Recommend you get the collet chuck, quality taps for power tapping, and a couple tap collets for the sizes you most commonly encounter (note the attached picture is misleading, to have a typical hand tap - straight flute - showing a tool used in power tapping). I think you can even get collets that incorporate an overload feature (though I have never used them). Using a sharp tap of the correct style, in a correct size & deapth of hole, properly lined up, suitably lubed and the chips managed is very, very unlikely to need an over torque feature. And you get really pretty threads.
If you follow a good procedure for tapping, that tool you mentioned won’t give better results. If you don’t follow a good procedure, that tool won’t turn a poor procedure into great results.
I must have bad luck as I've run into two possible hard spots in the past week or ten days which is what started me back looking at better options than the drill chuck and collets. One was a part I was making out of mystery steel and things were going fine for a while. It was maybe a 1.25" deep hole, 7/16-20 tap and I was at least half way down the bore (a through hole that was definitely drilled the correct size) the tap slipped, started again and broke before I could flip stop it. I guess it's possible the chuck wasn't tight enough and if it hadn't slipped it would have powered through or the other way around where it was too tight and didn't slip soon enough. Either way, it was pretty odd to have it rolling along just fine and then run into trouble.
The second was cast iron where the tap simply didn't want to start...it went maybe a turn and slipped. I tried a second time thinking maybe I didn't give it enough down pressure to get an initial bite and the same thing happened. I was doing a bolt pattern on a super spacer so I went to the next hole and it was fine, as were the next two, so it wasn't the tap. I had to go back to #1, do it manually, and got through it, but that's the sort of stuff I'd like to avoid...it could have ruined the part which was a brand new D1-6 adapter plate, so not cheap. Making it worse, I wouldn't have likely been able to rotate the plate a bit and start a new set of holes so it would have been scrap. It's for a beautiful older 10" Kalamazoo brand chuck with a smaller bolt spacing that barely fits on a D1-6 plate and you really have to dodge the existing holes.

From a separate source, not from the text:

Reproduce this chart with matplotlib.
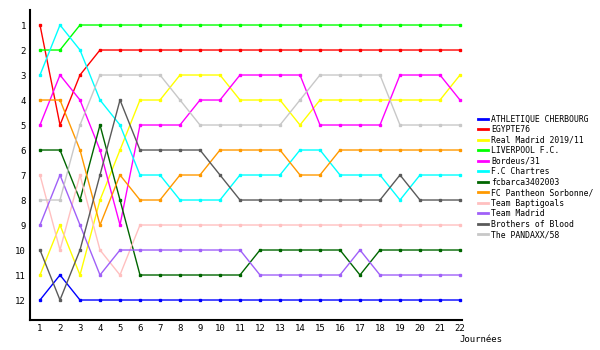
import numpy as np
import matplotlib
matplotlib.use("Agg")
import matplotlib.pyplot as plt
from matplotlib.lines import Line2D

# Classement par journée (1 = premier)
journees = list(range(1, 23))

teams = ["ATHLETIQUE CHERBOURG", "EGYPTE76", "Real Madrid 2019/11", "LIVERPOOL F.C.",
         "Bordeus/31", "F.C Chartres", "fcbarca3402003", "FC Pantheon Sorbonne/",
         "Team Baptigoals", "Team Madrid", "Brothers of Blood", "The PANDAXX/58"]

cherbourg = [12, 11, 12, 12, 12, 12, 12, 12, 12, 12, 12, 12, 12, 12, 12, 12, 12, 12, 12, 12, 12, 12]
egypte = [1, 5, 3, 2, 2, 2, 2, 2, 2, 2, 2, 2, 2, 2, 2, 2, 2, 2, 2, 2, 2, 2]
real_madrid = [11, 9, 11, 8, 6, 4, 4, 3, 3, 3, 4, 4, 4, 5, 4, 4, 4, 4, 4, 4, 4, 3]
liverpool = [2, 2, 1, 1, 1, 1, 1, 1, 1, 1, 1, 1, 1, 1, 1, 1, 1, 1, 1, 1, 1, 1]
bordeus = [5, 3, 4, 6, 9, 5, 5, 5, 4, 4, 3, 3, 3, 3, 5, 5, 5, 5, 3, 3, 3, 4]
chartres = [3, 1, 2, 4, 5, 7, 7, 8, 8, 8, 7, 7, 7, 6, 6, 7, 7, 7, 8, 7, 7, 7]
fcbarca = [6, 6, 8, 5, 8, 11, 11, 11, 11, 11, 11, 10, 10, 10, 10, 10, 11, 10, 10, 10, 10, 10]
pantheon = [4, 4, 6, 9, 7, 8, 8, 7, 7, 6, 6, 6, 6, 7, 7, 6, 6, 6, 6, 6, 6, 6]
baptigoals = [7, 10, 7, 10, 11, 9, 9, 9, 9, 9, 9, 9, 9, 9, 9, 9, 9, 9, 9, 9, 9, 9]
team_madrid = [9, 7, 9, 11, 10, 10, 10, 10, 10, 10, 10, 11, 11, 11, 11, 11, 10, 11, 11, 11, 11, 11]
brothers = [10, 12, 10, 7, 4, 6, 6, 6, 6, 7, 8, 8, 8, 8, 8, 8, 8, 8, 7, 8, 8, 8]
pandaxx = [8, 8, 5, 3, 3, 3, 3, 4, 5, 5, 5, 5, 5, 4, 3, 3, 3, 3, 5, 5, 5, 5]

series = [cherbourg, egypte, real_madrid, liverpool, bordeus, chartres,
          fcbarca, pantheon, baptigoals, team_madrid, brothers, pandaxx]
colors = ["#0000ff", "#ff0000", "#ffff00", "#00ff00", "#ff00ff", "#00ffff",
          "#006600", "#ff9900", "#ffc0c0", "#a060f8", "#5a5a5a", "#c8c8c8"]

plt.rcParams['font.family'] = ['DejaVu Sans Mono']

fig = plt.figure(figsize=(6, 3.5), dpi=100)
ax = fig.add_axes([0.05, 0.0857, 0.72, 0.8857])

for name, vals, c in zip(teams, series, colors):
    ax.plot(journees, vals, color=c, lw=1.0, marker='s', ms=2.0, label=name)

ax.set_xlim(0.5, 22.1)
ax.set_ylim(12.8, 0.4)
ax.set_xticks(journees)
ax.set_yticks(range(1, 13))
ax.tick_params(length=0, labelsize=6.5, pad=3)
for s in ['top', 'right']:
    ax.spines[s].set_visible(False)
for s in ['left', 'bottom']:
    ax.spines[s].set_linewidth(1.5)
    ax.spines[s].set_color('black')

fig.text(0.765, 0.03, "Journées", fontsize=6.5, ha='left', va='center')

# legend: plain colour bars, no markers
handles = [Line2D([], [], color=c, lw=2.0) for c in colors]
ax.legend(handles, teams, loc='upper left', bbox_to_anchor=(0.797, 0.672),
          bbox_transform=fig.transFigure, frameon=False, fontsize=5.9,
          handlelength=1.2, handletextpad=0.4, labelspacing=0.18,
          borderpad=0, borderaxespad=0)

fig.savefig("out.png", dpi=100)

Doing quick math and sticking to something along Shar's pricing, an ER32 holder and a set of ERTC tap holders would be more expensive than the CME tool I linked above. I'm not counting pennies, just pointing out neither one is significantly more/less expensive than the other.
Flexibility of other uses (i.e. regular collets with end mills) where the rubber meets the road is whether an ER setup with ERTC collets would work the same, better or worse than the CME style tool for tapping?